#### What you have to do:
Narrow the data below down to the lines containing "this".

## begin

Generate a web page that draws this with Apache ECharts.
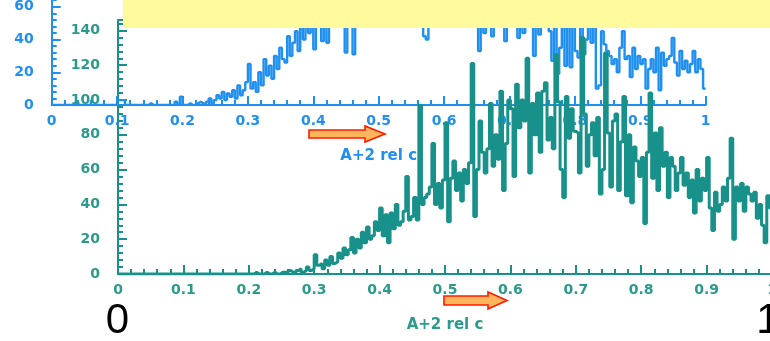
<!DOCTYPE html>
<html>
<head>
<meta charset="utf-8">
<script src="https://cdn.jsdelivr.net/npm/echarts@6/dist/echarts.min.js"></script>
<style>
  html, body { margin: 0; padding: 0; background: #fff; }
  #chart { width: 770px; height: 341px; }
</style>
</head>
<body>
<div id="chart"></div>
<script>
// Histogram bin width along "A+2 rel c"
const binWidth = 0.004;

// Upper (blue) histogram: counts per bin starting at blueFrom
const blueFrom = 0.1;
const blueCounts = [
  3, 3, 3, 0, 0,   0, 0, 0, 0, 0,   0, 0, 1, 0, 0,   0, 0, 0, 0, 0,   0, 0, 2, 0, 5,
  0, 0, 1, 0, 0,   1, 2, 1, 0, 2,   4, 1, 3, 6, 4,   8, 3, 7, 5, 9,   4, 12, 6, 9, 14,
  25, 10, 14, 8, 20,   12, 28, 18, 24, 16,   30, 22, 35, 28, 26,   42, 30, 38, 45, 33,   50, 40, 52, 44, 58,
  34, 60, 50, 39, 55,   38, 65, 58, 70, 62,   75, 66, 32, 72, 80,   31, 68, 75, 85, 70,   78, 82, 74, 88, 80,
  92, 78, 86, 95, 82,   90, 84, 88, 80, 95,   86, 92, 78, 90, 85,   88, 96, 42, 40, 85,   90, 78, 96, 88, 92,
  85, 98, 90, 100, 87,   94, 91, 86, 95, 90,   88, 92, 80, 33, 70,   44, 48, 60, 42, 80,   75, 66, 70, 39, 60,
  72, 55, 62, 41, 62,   44, 65, 48, 58, 30,   58, 43, 62, 70, 50,   45, 27, 55, 19, 35,   52, 24, 60, 23, 48,
  33, 29, 55, 31, 40,   48, 38, 52, 10, 12,   45, 37, 33, 30, 25,   28, 20, 35, 45, 28,   30, 17, 35, 22, 30,
  25, 28, 10, 22, 28,   20, 35, 9, 32, 24,   28, 30, 41, 26, 18,   33, 22, 27, 20, 25,   33, 20, 28, 22, 10
];

// Lower (teal) histogram: counts per bin starting at greenFrom
const greenFrom = 0.2;
const greenCounts = [
  0, 0, 1, 0, 0,   0, 1, 0, 0, 1,   0, 0, 1, 1, 0,   2, 1, 0, 2, 3,   1, 2, 4, 2, 3,
  11, 5, 6, 3, 8,   5, 10, 6, 7, 12,   9, 15, 11, 14, 21,   12, 20, 15, 24, 18,   27, 20, 22, 30, 25,
  38, 22, 34, 18, 35,   26, 40, 28, 30, 36,   56, 31, 33, 44, 31,   97, 40, 44, 46, 50,   75, 40, 52, 38, 54,
  87, 30, 55, 65, 48,   58, 42, 60, 52, 64,   121, 33, 60, 88, 70,   58, 72, 98, 62, 80,   66, 105, 48, 75, 100,
  95, 56, 109, 84, 100,   88, 124, 58, 98, 80,   104, 70, 105, 110, 77,   90, 72, 126, 99, 60,   44, 102, 78, 95, 82,
  81, 58, 136, 92, 62,   80, 87, 68, 90, 46,   60, 127, 81, 50, 88,   92, 48, 76, 102, 45,   80, 41, 73, 65, 56,
  67, 29, 70, 104, 55,   81, 48, 84, 62, 70,   44, 67, 62, 48, 58,   67, 51, 58, 44, 54,   35, 60, 42, 55, 48,
  67, 38, 25, 47, 36,   40, 50, 42, 55, 78,   20, 50, 42, 52, 36,   50, 46, 42, 47, 32,   40, 28, 18, 45, 38
];

const axisTitle = 'A+2 rel c';
const xTicks = { min: 0, max: 1, interval: 0.1 };
const blueY = { min: 0, max: 80, interval: 20 };
const greenY = { min: 0, max: 146, interval: 20 };

const BLUE = '#1f8ff0';
const TEAL = '#17918a';
const TEAL_TEXT = '#2a9a8c';
const FONT = 'DejaVu Sans';

// Turn bin counts into step-line points (left edge of each bin, closing at 1)
function toSteps(from, counts) {
  const pts = [[0, 0]];
  counts.forEach((c, i) => {
    pts.push([+(from + i * binWidth).toFixed(4), c]);
  });
  pts.push([1, counts[counts.length - 1]]);
  return pts;
}

function xAxisOf(grid, color, textColor) {
  return {
    gridIndex: grid, type: 'value',
    min: xTicks.min, max: xTicks.max, interval: xTicks.interval,
    axisLine: { show: true, onZero: false, lineStyle: { color: color, width: 2 } },
    axisTick: { show: true, inside: true, length: 9, lineStyle: { color: color, width: 2 } },
    minorTick: { show: true, splitNumber: 5, length: 5, lineStyle: { color: color, width: 2 } },
    splitLine: { show: false },
    axisLabel: { color: textColor, fontSize: 14, fontWeight: 'bold', fontFamily: FONT, margin: 9 },
    name: axisTitle, nameLocation: 'middle', nameGap: 44,
    nameTextStyle: { color: textColor, fontSize: 15, fontWeight: 'bold', fontFamily: FONT }
  };
}

function yAxisOf(grid, range, color, textColor) {
  return {
    gridIndex: grid, type: 'value',
    min: range.min, max: range.max, interval: range.interval,
    axisLine: { show: true, onZero: false, lineStyle: { color: color, width: 2 } },
    axisTick: { show: true, inside: true, length: 9, lineStyle: { color: color, width: 2 } },
    minorTick: { show: true, splitNumber: 5, length: 5, lineStyle: { color: color, width: 2 } },
    splitLine: { show: false },
    axisLabel: { color: textColor, fontSize: 14, fontWeight: 'bold', fontFamily: FONT, margin: 18, showMaxLabel: false }
  };
}

function arrow(x0, xHead, xTip, yMid, shaftHalf, headHalf) {
  return {
    type: 'polygon', z: 120,
    shape: {
      points: [
        [x0, yMid - shaftHalf], [xHead, yMid - shaftHalf], [xHead, yMid - headHalf],
        [xTip, yMid], [xHead, yMid + headHalf], [xHead, yMid + shaftHalf], [x0, yMid + shaftHalf]
      ]
    },
    style: { fill: '#fdb65c', stroke: '#ff1a00', lineWidth: 1.6 }
  };
}

const chart = echarts.init(document.getElementById('chart'), null, { renderer: 'canvas' });
chart.setOption({
  animation: false,
  backgroundColor: '#ffffff',
  grid: [
    { left: 51.7, right: 64.3, top: -26, bottom: 236, outerBoundsMode: 'none' },
    { left: 118, right: -2, top: 20, bottom: 67, outerBoundsMode: 'none' }
  ],
  xAxis: [xAxisOf(0, BLUE, BLUE), xAxisOf(1, TEAL, TEAL_TEXT)],
  yAxis: [yAxisOf(0, blueY, BLUE, BLUE), yAxisOf(1, greenY, TEAL, TEAL_TEXT)],
  series: [
    {
      type: 'line', xAxisIndex: 0, yAxisIndex: 0, step: 'end',
      symbol: 'none', z: 2,
      lineStyle: { color: BLUE, width: 2.4 },
      data: toSteps(blueFrom, blueCounts)
    },
    {
      type: 'line', xAxisIndex: 1, yAxisIndex: 1, step: 'end',
      symbol: 'none', z: 6,
      lineStyle: { color: TEAL, width: 3 },
      data: toSteps(greenFrom, greenCounts)
    }
  ],
  graphic: [
    { type: 'rect', z: 100, shape: { x: 123, y: 0, width: 647, height: 28 }, style: { fill: '#fffb9c' } },
    arrow(309, 365, 385, 134, 4, 8),
    arrow(444, 488, 507, 300.5, 4.5, 8.5),
    { type: 'text', z: 120, style: { text: '0', x: 117.5, y: 321.5, font: '42px "Liberation Sans"', fill: '#000', align: 'center', verticalAlign: 'middle' } },
    { type: 'text', z: 120, style: { text: '1', x: 768, y: 321.5, font: '42px "Liberation Sans"', fill: '#000', align: 'center', verticalAlign: 'middle' } }
  ]
});
</script>
</body>
</html>
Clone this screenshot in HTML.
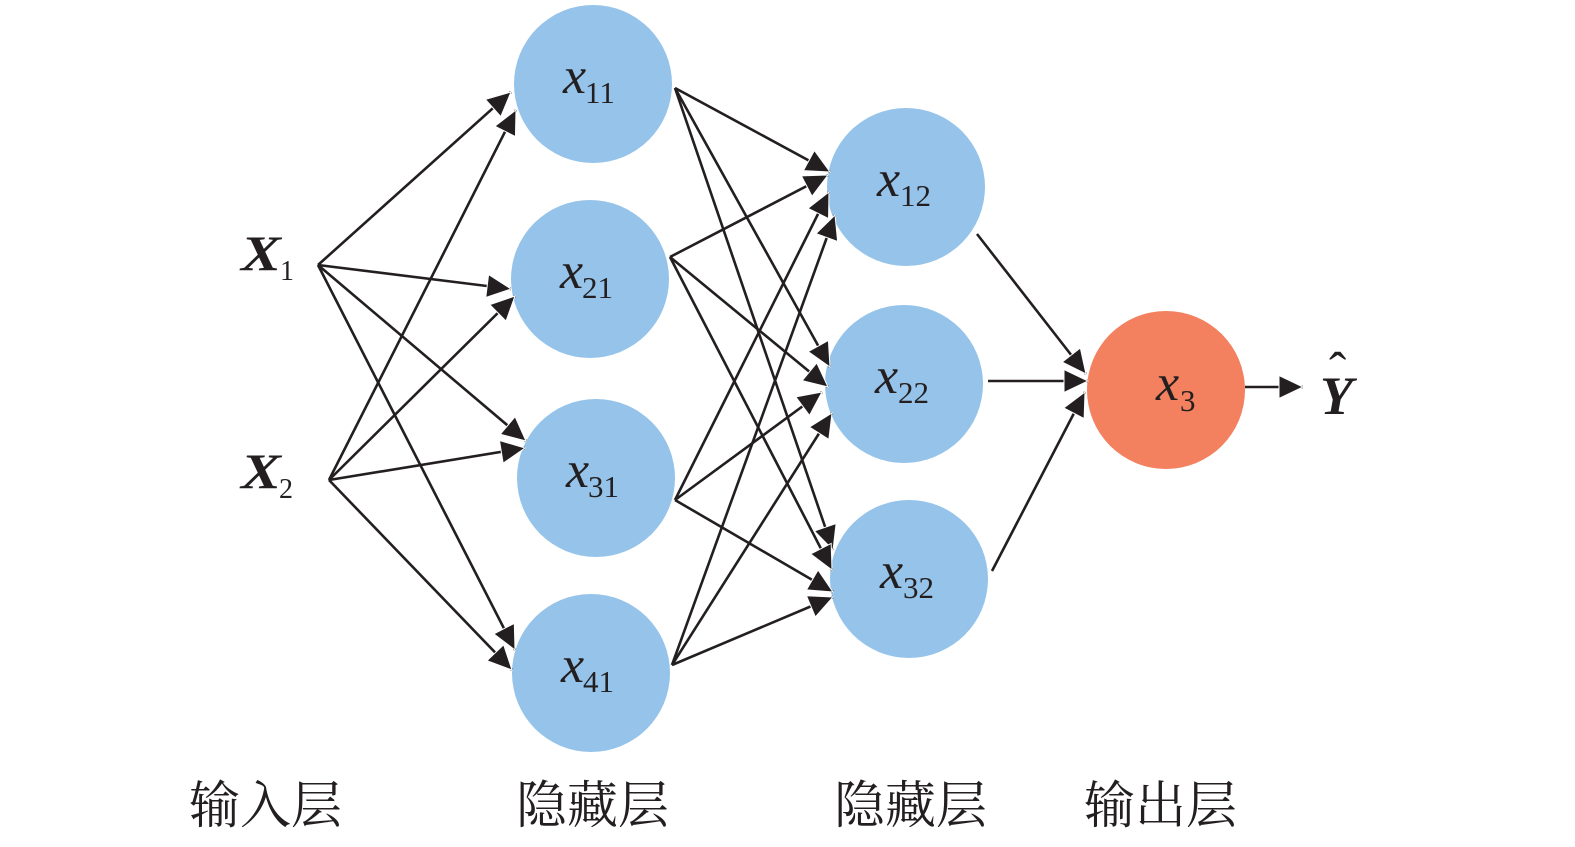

## end

#### Response to the task:
Generate a web page that draws this with Apache ECharts.
Clone this screenshot in HTML.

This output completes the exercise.